Dataset content.
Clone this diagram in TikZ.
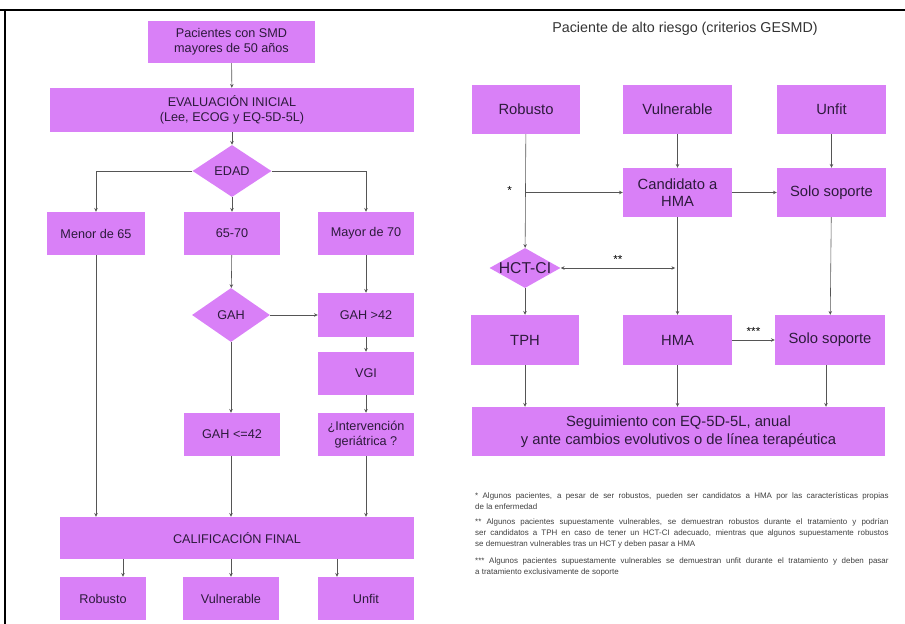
\documentclass[tikz,border=0pt]{standalone}
\usepackage{fontspec}
\setmainfont{Liberation Sans}
\usetikzlibrary{shapes.geometric,arrows.meta,positioning}
\definecolor{boxfill}{RGB}{217,128,247}
\definecolor{boxtext}{RGB}{45,26,60}
\definecolor{linegray}{RGB}{85,85,85}
\tikzset{
  lbox/.style={rectangle,fill=boxfill,text=boxtext,align=center,inner sep=1pt,
    font=\fontsize{10.8}{12.8}\selectfont,minimum width=2.88cm,minimum height=1.29cm},
  rbox/.style={rectangle,fill=boxfill,text=boxtext,align=center,inner sep=1pt,
    font=\fontsize{12.6}{15}\selectfont,minimum width=3.24cm,minimum height=1.47cm},
  dec/.style={diamond,fill=boxfill,text=boxtext,inner sep=0pt},
  arr/.style={draw=linegray,line width=0.5pt,-{Stealth[length=3.2pt,width=3pt]}},
  note/.style={text width=12.4cm,align=justify,inner sep=0pt,text=black!75,
    font=\fontsize{6.8}{9.6}\selectfont}
}
\begin{document}
\begin{tikzpicture}[x=0.03cm,y=-0.03cm]
  \useasboundingbox (0,0) rectangle (905,624);
  \draw[line width=1.6pt] (0,10) -- (905,10);
  \draw[line width=1.6pt] (5,10) -- (5,624);

  % left
  \node[lbox,minimum width=5.01cm,minimum height=1.26cm] (pac) at (231.5,42) {Pacientes con SMD\\mayores de 50 años};
  \node[lbox,minimum width=10.92cm,minimum height=1.32cm] (eval) at (232,110) {EVALUACIÓN INICIAL\\(Lee, ECOG y EQ-5D-5L)};
  \node[dec,minimum width=2.37cm,minimum height=1.56cm,font=\fontsize{10.8}{12.8}\selectfont] (edad) at (232,171) {EDAD};
  \node[lbox,minimum width=2.91cm] (menor) at (96,233.5) {Menor de 65};
  \node[lbox] (mid) at (232,233.5) {65-70};
  \node[lbox] (mayor) at (366,233.5) {Mayor de 70};
  \node[dec,minimum width=2.34cm,minimum height=1.62cm,font=\fontsize{10.8}{12.8}\selectfont] (gah) at (231,315) {GAH};
  \node[lbox,minimum height=1.32cm] (gahhi) at (366,315) {GAH >42};
  \node[lbox] (vgi) at (366,373.5) {VGI};
  \node[lbox] (interv) at (366,434.5) {¿Intervención\\geriátrica ?};
  \node[lbox] (gahlo) at (232,434.5) {GAH <=42};
  \node[lbox,minimum width=10.62cm,minimum height=1.26cm] (calif) at (237,538) {CALIFICACIÓN FINAL};
  \node[lbox,minimum width=2.58cm] (robl) at (103,598.5) {Robusto};
  \node[lbox] (vull) at (231,598.5) {Vulnerable};
  \node[lbox] (unfl) at (366,598.5) {Unfit};

  % right
  \node[text=black!80,font=\fontsize{12.2}{14}\selectfont] (title) at (685,29) {Paciente de alto riesgo (criterios GESMD)};
  \node[rbox] (robr) at (526,109.5) {Robusto};
  \node[rbox,minimum width=3.27cm] (vulr) at (677.5,109.5) {Vulnerable};
  \node[rbox,minimum width=3.27cm] (unfr) at (831.5,109.5) {Unfit};
  \node[rbox,minimum width=3.27cm] (cand) at (677.5,192.5) {Candidato a\\HMA};
  \node[rbox,minimum width=3.27cm] (sop1) at (831.5,192.5) {Solo soporte};
  \node[dec,minimum width=2.13cm,minimum height=1.2cm,
    label={[text=boxtext,font=\fontsize{13.4}{15}\selectfont]center:HCT-CI}] (hct) at (525,268) {};
  \node[rbox,minimum height=1.5cm] (tph) at (525,340) {TPH};
  \node[rbox,minimum width=3.27cm,minimum height=1.5cm] (hma) at (677.5,340) {HMA};
  \node[rbox,minimum width=3.3cm,minimum height=1.5cm] (sop2) at (830,340) {Solo soporte};
  \node[rbox,minimum width=12.39cm] (seg) at (678.5,431.5) {Seguimiento con EQ-5D-5L, anual\\y ante cambios evolutivos o de línea terapéutica};
  \coordinate (split) at (robr.south |- cand.west);
  \coordinate (swap) at (cand.south |- hct.east);
  \node[left=0.3cm of split,yshift=0.06cm,font=\normalsize] (star) {*};

  \node[note,anchor=north west] (fn1) at (475,492) {* Algunos pacientes, a pesar de ser robustos, pueden ser candidatos a HMA por las características propias\linebreak de la enfermedad};
  \node[note,below=0.26cm of fn1] (fn2) {** Algunos pacientes supuestamente vulnerables, se demuestran robustos durante el tratamiento y podrían\linebreak ser candidatos a TPH en caso de tener un HCT-CI adecuado, mientras que algunos supuestamente robustos\linebreak se demuestran vulnerables tras un HCT y deben pasar a HMA};
  \node[note,below=0.26cm of fn2] (fn3) {*** Algunos pacientes supuestamente vulnerables se demuestran unfit durante el tratamiento y deben pasar\linebreak a tratamiento exclusivamente de soporte};

  \begin{scope}[arr]
    \draw (pac) to (eval);
    \draw (eval) to (edad);
    \draw (edad.west) -| (menor.north);
    \draw (edad) to (mid);
    \draw (edad.east) -| (mayor.north);
    \draw (mid) to (gah);
    \draw (gah.east) to (gahhi.west);
    \draw (gah.south) to (gahlo.north -| gah.south);
    \draw (mayor) to (gahhi);
    \draw (gahhi) to (vgi);
    \draw (vgi) to (interv);
    \draw (menor.south) to (menor.south |- calif.north);
    \draw (gahlo.south -| gah.south) to (calif.north -| gah.south);
    \draw (interv.south) to (interv.south |- calif.north);
    \draw ([xshift=0.6cm]robl.north |- calif.south) to ([xshift=0.6cm]robl.north);
    \draw (vull.north |- calif.south) to (vull.north);
    \draw ([xshift=-0.87cm]unfl.north |- calif.south) to ([xshift=-0.87cm]unfl.north);

    \draw (robr) to (hct);
    \draw (split) to (cand.west);
    \draw (vulr) to (cand);
    \draw (unfr) to (sop1);
    \draw (cand) to (sop1);
    \draw[{Stealth[length=3.2pt,width=3pt]}-{Stealth[length=3.2pt,width=3pt]}] (hct.east) to
      node[above,font=\normalsize,text=black] (dstar) {**} ([xshift=-2pt]swap);
    \draw (cand) to (hma);
    \draw (sop1) to (sop2);
    \draw (hma) to node[above,font=\normalsize,text=black] (tstar) {***} (sop2);
    \draw (hct) to (tph);
    \draw (tph.south) to (tph.south |- seg.north);
    \draw (hma) to (hma.south |- seg.north);
    \draw ([xshift=-0.12cm]sop2.south) to ([xshift=-0.12cm]sop2.south |- seg.north);
  \end{scope}
\end{tikzpicture}
\end{document}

Your instructions. Every line should be retyped exactly, with the pictures omitted.

Solution to this problem.
Clone this diagram in TikZ.
\documentclass[tikz,border=0pt]{standalone}
\usepackage{fontspec}
\setmainfont{Liberation Sans}
\usetikzlibrary{shapes.geometric,arrows.meta,positioning}
\definecolor{boxfill}{RGB}{217,128,247}
\definecolor{boxtext}{RGB}{45,26,60}
\definecolor{linegray}{RGB}{85,85,85}
\tikzset{
  lbox/.style={rectangle,fill=boxfill,text=boxtext,align=center,inner sep=1pt,
    font=\fontsize{10.8}{12.8}\selectfont,minimum width=2.88cm,minimum height=1.29cm},
  rbox/.style={rectangle,fill=boxfill,text=boxtext,align=center,inner sep=1pt,
    font=\fontsize{12.6}{15}\selectfont,minimum width=3.24cm,minimum height=1.47cm},
  dec/.style={diamond,fill=boxfill,text=boxtext,inner sep=0pt},
  arr/.style={draw=linegray,line width=0.5pt,-{Stealth[length=3.2pt,width=3pt]}},
  note/.style={text width=12.4cm,align=justify,inner sep=0pt,text=black!75,
    font=\fontsize{6.8}{9.6}\selectfont}
}
\begin{document}
\begin{tikzpicture}[x=0.03cm,y=-0.03cm]
  \useasboundingbox (0,0) rectangle (905,624);
  \draw[line width=1.6pt] (0,10) -- (905,10);
  \draw[line width=1.6pt] (5,10) -- (5,624);

  % left
  \node[lbox,minimum width=5.01cm,minimum height=1.26cm] (pac) at (231.5,42) {Pacientes con SMD\\mayores de 50 años};
  \node[lbox,minimum width=10.92cm,minimum height=1.32cm] (eval) at (232,110) {EVALUACIÓN INICIAL\\(Lee, ECOG y EQ-5D-5L)};
  \node[dec,minimum width=2.37cm,minimum height=1.56cm,font=\fontsize{10.8}{12.8}\selectfont] (edad) at (232,171) {EDAD};
  \node[lbox,minimum width=2.91cm] (menor) at (96,233.5) {Menor de 65};
  \node[lbox] (mid) at (232,233.5) {65-70};
  \node[lbox] (mayor) at (366,233.5) {Mayor de 70};
  \node[dec,minimum width=2.34cm,minimum height=1.62cm,font=\fontsize{10.8}{12.8}\selectfont] (gah) at (231,315) {GAH};
  \node[lbox,minimum height=1.32cm] (gahhi) at (366,315) {GAH >42};
  \node[lbox] (vgi) at (366,373.5) {VGI};
  \node[lbox] (interv) at (366,434.5) {¿Intervención\\geriátrica ?};
  \node[lbox] (gahlo) at (232,434.5) {GAH <=42};
  \node[lbox,minimum width=10.62cm,minimum height=1.26cm] (calif) at (237,538) {CALIFICACIÓN FINAL};
  \node[lbox,minimum width=2.58cm] (robl) at (103,598.5) {Robusto};
  \node[lbox] (vull) at (231,598.5) {Vulnerable};
  \node[lbox] (unfl) at (366,598.5) {Unfit};

  % right
  \node[text=black!80,font=\fontsize{12.2}{14}\selectfont] (title) at (685,29) {Paciente de alto riesgo (criterios GESMD)};
  \node[rbox] (robr) at (526,109.5) {Robusto};
  \node[rbox,minimum width=3.27cm] (vulr) at (677.5,109.5) {Vulnerable};
  \node[rbox,minimum width=3.27cm] (unfr) at (831.5,109.5) {Unfit};
  \node[rbox,minimum width=3.27cm] (cand) at (677.5,192.5) {Candidato a\\HMA};
  \node[rbox,minimum width=3.27cm] (sop1) at (831.5,192.5) {Solo soporte};
  \node[dec,minimum width=2.13cm,minimum height=1.2cm,
    label={[text=boxtext,font=\fontsize{13.4}{15}\selectfont]center:HCT-CI}] (hct) at (525,268) {};
  \node[rbox,minimum height=1.5cm] (tph) at (525,340) {TPH};
  \node[rbox,minimum width=3.27cm,minimum height=1.5cm] (hma) at (677.5,340) {HMA};
  \node[rbox,minimum width=3.3cm,minimum height=1.5cm] (sop2) at (830,340) {Solo soporte};
  \node[rbox,minimum width=12.39cm] (seg) at (678.5,431.5) {Seguimiento con EQ-5D-5L, anual\\y ante cambios evolutivos o de línea terapéutica};
  \coordinate (split) at (robr.south |- cand.west);
  \coordinate (swap) at (cand.south |- hct.east);
  \node[left=0.3cm of split,yshift=0.06cm,font=\normalsize] (star) {*};

  \node[note,anchor=north west] (fn1) at (475,492) {* Algunos pacientes, a pesar de ser robustos, pueden ser candidatos a HMA por las características propias\linebreak de la enfermedad};
  \node[note,below=0.26cm of fn1] (fn2) {** Algunos pacientes supuestamente vulnerables, se demuestran robustos durante el tratamiento y podrían\linebreak ser candidatos a TPH en caso de tener un HCT-CI adecuado, mientras que algunos supuestamente robustos\linebreak se demuestran vulnerables tras un HCT y deben pasar a HMA};
  \node[note,below=0.26cm of fn2] (fn3) {*** Algunos pacientes supuestamente vulnerables se demuestran unfit durante el tratamiento y deben pasar\linebreak a tratamiento exclusivamente de soporte};

  \begin{scope}[arr]
    \draw (pac) to (eval);
    \draw (eval) to (edad);
    \draw (edad.west) -| (menor.north);
    \draw (edad) to (mid);
    \draw (edad.east) -| (mayor.north);
    \draw (mid) to (gah);
    \draw (gah.east) to (gahhi.west);
    \draw (gah.south) to (gahlo.north -| gah.south);
    \draw (mayor) to (gahhi);
    \draw (gahhi) to (vgi);
    \draw (vgi) to (interv);
    \draw (menor.south) to (menor.south |- calif.north);
    \draw (gahlo.south -| gah.south) to (calif.north -| gah.south);
    \draw (interv.south) to (interv.south |- calif.north);
    \draw ([xshift=0.6cm]robl.north |- calif.south) to ([xshift=0.6cm]robl.north);
    \draw (vull.north |- calif.south) to (vull.north);
    \draw ([xshift=-0.87cm]unfl.north |- calif.south) to ([xshift=-0.87cm]unfl.north);

    \draw (robr) to (hct);
    \draw (split) to (cand.west);
    \draw (vulr) to (cand);
    \draw (unfr) to (sop1);
    \draw (cand) to (sop1);
    \draw[{Stealth[length=3.2pt,width=3pt]}-{Stealth[length=3.2pt,width=3pt]}] (hct.east) to
      node[above,font=\normalsize,text=black] (dstar) {**} ([xshift=-2pt]swap);
    \draw (cand) to (hma);
    \draw (sop1) to (sop2);
    \draw (hma) to node[above,font=\normalsize,text=black] (tstar) {***} (sop2);
    \draw (hct) to (tph);
    \draw (tph.south) to (tph.south |- seg.north);
    \draw (hma) to (hma.south |- seg.north);
    \draw ([xshift=-0.12cm]sop2.south) to ([xshift=-0.12cm]sop2.south |- seg.north);
  \end{scope}
\end{tikzpicture}
\end{document}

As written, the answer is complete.